Tax time can be tricky, particularly for business owners. The combination of changing tax laws and the unchartered territory of COVID-19 relief programs creates added complexity for 2020 tax filing. With more than 20 years of experience in managing operations and business finances, I focus on helping other business owners achieve financial stability and future readiness. To help for this year’s tax season, I’m sharing answers to the most common tax questions that I’m hearing from small business owners right now.
What do I need to file taxes for my small business?
As a small business owner, the most important action you can take to be ready for tax time is to maintain accurate financial records. You must have a record of all income, cost of goods sold, expenses, fixed assets and loans relevant to the current tax year. Accuracy and detail are key. Working with a qualified bookkeeper or accountant trained to categorize and track this information in alignment with tax laws can make tax time a breeze.
Am I eligible for a home office deduction?
Many small business owners found themselves transitioning from a brick-and-mortar to a home office due to COVID-19. Business use of your home is tax deductible if you meet the IRS requirements. For example, you must demonstrate dedicated home office space that is used as your principal place of business. Storage of inventory may qualify for a deduction, too. Your tax accountant can help you determine if you qualify and the best method for taking advantage of the home office deduction.
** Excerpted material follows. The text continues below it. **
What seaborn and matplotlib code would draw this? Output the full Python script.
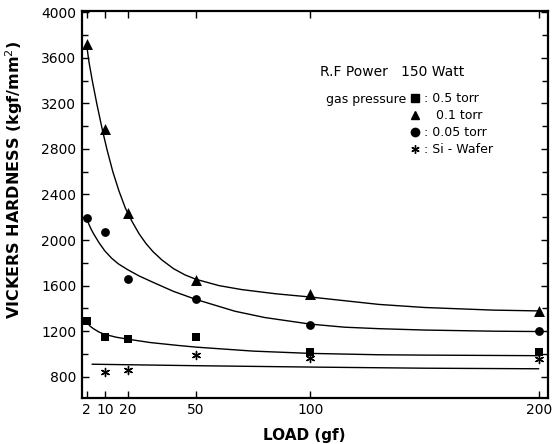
import numpy as np
import pandas as pd
import matplotlib
matplotlib.use("Agg")
import matplotlib.pyplot as plt
import seaborn as sns
from matplotlib.lines import Line2D
from matplotlib.ticker import MultipleLocator

load_gf = [2, 10, 20, 50, 100, 200]
hv_05torr = [1290, 1147, 1133, 1153, 1018, 1018]
hv_01torr = [3720, 2975, 2235, 1650, 1524, 1375]
hv_005torr = [2190, 2070, 1660, 1482, 1252, 1200]
si_load = [10, 20, 50, 100, 200]
hv_si = [843, 860, 987, 963, 955]

# ---- fitted curves, read point-by-point from the reference ----
fit_01_x = [2, 3, 4.5, 6.5, 9, 11, 13.5, 16.2, 19, 22, 25, 28, 31, 35, 40, 45, 50,
            60, 70, 85, 100, 130, 150, 180, 200]
fit_01_y = [3720, 3570, 3400, 3195, 2960, 2790, 2600, 2430, 2280, 2160, 2055, 1970, 1900,
            1825, 1750, 1695, 1655, 1600, 1565, 1528, 1500, 1435, 1408, 1385, 1378]

fit_005_x = [2, 3, 4, 5, 7.5, 10, 13, 16, 20, 25, 31, 40, 50, 67, 80, 100, 115, 130, 150, 180, 200]
fit_005_y = [2190, 2140, 2095, 2058, 1975, 1905, 1840, 1790, 1740, 1685, 1630, 1550, 1478,
             1375, 1320, 1262, 1235, 1222, 1210, 1200, 1197]

fit_05_x = [2, 3.5, 5, 7.5, 10, 15, 20, 30, 42, 50, 75, 100, 130, 150, 200]
fit_05_y = [1282, 1245, 1222, 1192, 1172, 1147, 1130, 1100, 1075, 1060, 1025, 1005, 993, 990, 985]

fit_si_x = [4.4, 50, 100, 150, 200]
fit_si_y = [910, 897, 885, 875, 870]

x_ticks = [2, 10, 20, 50, 100, 200]
y_ticks = [800, 1200, 1600, 2000, 2400, 2800, 3200, 3600, 4000]

legend_labels = [": 0.5 torr", "   0.1 torr", ": 0.05 torr", ": Si - Wafer"]

# ---- style ----
sns.set_style("ticks")
plt.rcParams['font.family'] = ['DejaVu Sans']
plt.rcParams['text.color'] = 'black'
plt.rcParams['axes.labelcolor'] = 'black'
plt.rcParams['xtick.color'] = 'black'
plt.rcParams['ytick.color'] = 'black'

fig = plt.figure(figsize=(5.54, 4.44), dpi=100)
ax = fig.add_axes([0.148, 0.104, 0.841, 0.871])

k = 'black'
lw_curve = 1.0
for fx, fy in [(fit_01_x, fit_01_y), (fit_005_x, fit_005_y),
               (fit_05_x, fit_05_y), (fit_si_x, fit_si_y)]:
    sns.lineplot(x=fx, y=fy, ax=ax, color=k, lw=lw_curve, estimator=None, sort=False)

sns.scatterplot(x=load_gf, y=hv_05torr, ax=ax, marker='s', s=30, color=k, linewidth=0, zorder=5)
sns.scatterplot(x=load_gf, y=hv_01torr, ax=ax, marker='^', s=62, color=k, linewidth=0, zorder=5)
sns.scatterplot(x=load_gf, y=hv_005torr, ax=ax, marker='o', s=40, color=k, linewidth=0, zorder=5)
sns.scatterplot(x=si_load, y=hv_si, ax=ax, marker=(6, 2, 0), s=34, color=k, edgecolor=k,
                linewidth=1.0, zorder=5)

ax.set_xlim(0, 204)
ax.set_ylim(615, 4010)

ax.set_xticks(x_ticks)
ax.set_xticklabels([str(t) for t in x_ticks])
ax.set_yticks(y_ticks)
ax.set_yticklabels([str(t) for t in y_ticks])
ax.yaxis.set_minor_locator(MultipleLocator(200))

ax.tick_params(axis='both', which='major', direction='in', length=5, width=1.0,
               labelsize=10, top=True, right=True, colors=k, labelcolor=k, pad=4)
ax.tick_params(axis='y', which='minor', direction='in', length=4, width=1.0, right=True, left=True)

for sp in ax.spines.values():
    sp.set_visible(True)
    sp.set_linewidth(1.6)
    sp.set_color(k)

ax.set_xlabel("LOAD (gf)", fontsize=11, fontweight='bold', color=k)
ax.set_ylabel("VICKERS HARDNESS (kgf/mm$^2$)", fontsize=11.5, fontweight='bold', color=k)
ax.xaxis.set_label_coords(0.476, -0.078)
ax.yaxis.set_label_coords(-0.122, 0.563)

# annotation block
fig.text(320 / 554, 1 - 72 / 444, "R.F Power   150 Watt", fontsize=10, ha='left', va='center', color=k)
fig.text(406 / 554, 1 - 100 / 444, "gas pressure", fontsize=9, ha='right', va='center', color=k)

handles = [
    Line2D([], [], ls='none', marker='s', ms=5.3, color=k),
    Line2D([], [], ls='none', marker='^', ms=6, color=k),
    Line2D([], [], ls='none', marker='o', ms=6, color=k),
    Line2D([], [], ls='none', marker=(6, 2, 0), ms=6, color=k, mew=1.0),
]
leg = fig.legend(handles, legend_labels, loc='upper left',
                 bbox_to_anchor=(409 / 554, 1 - 92 / 444), frameon=False,
                 fontsize=9, handlelength=1.0, handletextpad=0.2,
                 labelspacing=0.32, borderpad=0, borderaxespad=0)
for t in leg.get_texts():
    t.set_color(k)

fig.savefig("out.png", dpi=100)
Is Paycheck Protection Program (PPP) money taxable?
Business owners who leveraged PPP during 2020 can breathe a sigh of relief as the forgiven loans will not be taxed by the federal government. The CARES Act specifies any forgiven loan amount is not included in taxable income. Additionally, companies awaiting confirmation of loan forgiveness do not pay taxes on PPP funds if the company reasonably expects to receive forgiveness of their PPP loan. Whether a borrower’s forgiven loan is taxable at the state level depends upon the state. Business owners should check with states where the company files income tax to determine if the state followed federal guidelines or enacted its own ruling.
Are expenses paid with PPP funds tax deductible?
Yes, eligible expenses paid with PPP loans are tax deductible. Initially, the IRS stated that expenses would not be tax deductible, but Congress reversed the decision. The Consolidated Appropriations Act of 2021 was signed into law on December 27, 2020. The bottom line is that the federal government allows full deductibility for expenses paid with forgiven PPP loans. Many states are still determining the treatment of PPP monies. Talk with your tax advisor about how the treatment of PPP forgiven loans will impact you and your business for state income tax purposes.
My business received state or another form of relief funding. Is it taxable income?
The pandemic prompted a plethora of organizations, as well as state and local governments, to offer grant funding to small- and mid-sized businesses to alleviate the financial strain caused by COVID-19. The grant funding received may not have to be repaid, but often, the money is considered taxable income. Check with the granting agency and relevant government tax agencies to obtain clarification on whether the money is classified as taxable income by the state or federal government.
My business lost money during 2020. Is there a tax break?
Businesses that incur more expenses than income during the tax year experience a Net Operating Loss (NOL). In prior years, the IRS forced companies to carry forward the NOLs. Additionally, losses could only offset 80% of the taxable income. The CARES Act removed the existing limitations on NOLs. Thus, if your company lost money during 2020, your business may be able to receive money back sooner than it would have pre-pandemic. Because complex rules govern NOLs, it’s a good idea to consult a tax professional to understand how NOLs impact your specific tax situation.
Amanda Prill is the owner of Added Impact Consulting. She served as the CEO for a start-up government contracting firm that grew to almost $4M in 3.5 years. This unique perspective allows Amanda to see red flags within an organization’s finances and add more perspective than the typical bookkeeper. She holds a Master of Business Administration (MBA) and has 20 years of experience in managing small businesses, operations and business finances. When not in her office, you can find Amanda cycling, soaking up the sunshine, crafting or golfing with her husband.